The talks that I went to today were much like last year, of a very high calibre, with the highlights being:

  • Making Things Move: Finding Inappropriate Uses For Scripting Languages (Oxer, Jonathan)
    Although I had seen this talk before it was still excellent and a great opening talk for the conference as there were no heavy concepts. Unfortunately it reminded me of the projects in my list that I really need to get working on…
  • Parsing, Analysing and Manipulating Perl (without perl) (Kennedy, Adam)
    We didn’t even make it to lunch before the first head hurting talk came along. Using the perl modules Acme::Bleach, Acme::Buffy, Acme::Morse and others Adam we to the extreme to show us how the oft quoted statement “Only perl can parse Perl” is incorrect, it should really be “Only perl can run Perl”. With that out of the way he explained to us that by thinking about documents of Perl instead of Perl code it was possible for PPI to even exist. Now that we can ‘parse’ Perl it is possible to build into other programs (such as an editor) the ability to correctly syntax highlight, correctly tidy it up, and even calculate a wide range of metrics. That is why my head hurts…
  • It’s Good to be Greedy: Keeping a Straight Face around Regular Expressions (Balbo, Ben)
    Ben’s talk on regular expressions pretty much convered ground that I already understood. With one exception: look-ahead and look-behind assertions. Since I have never needed to use them (maybe that is because I didn’t understand them before) I never got around to understanding these assertions. But there was something about the way Ben explained it that made them so clear…
  • Zaltana (Penrose, Mr Scott)
    Zaltana is Scott’s name for an environment where different web applications in different languages can coexist under the same authentication and with the same look and feel. The key to it is the greater control over the request lifecycle that is provided by mod__perl 2.0. A filter takes the authentication details from apache and passes them to the application and another filter takes the xml output of the application and transforms it into XHTML/CSS with the appropriate look and feel. I recall having some vague thoughts of this nature back in June when Stas Bekman gave a presentation about modperl 2.0 at perl mongers. But Scott has actually done something…
  • Conference Presentation Humour (Baxter, Anthony)

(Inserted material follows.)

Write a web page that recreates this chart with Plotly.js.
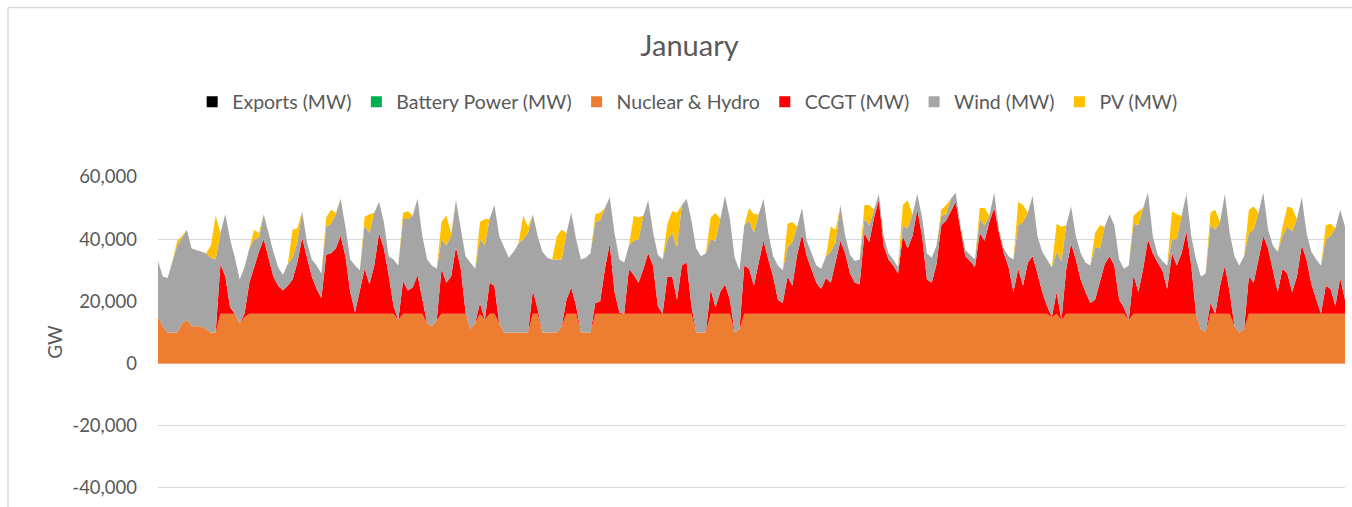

    During the dinner Anthony Baxter gave a presentation about presentations which convered pretty much the same ground as the similar presentations by Paul and Damian. Apparently a joint presentation was in the works between Anthony and Damian however as Damian was unable to attend the conference that did not pan out…

I ended up talking with Anthony after the dinner where he revealed that the format of his presentations was inspired by Lawrence Lessig’s Free Culture keynote at OSCON 2002.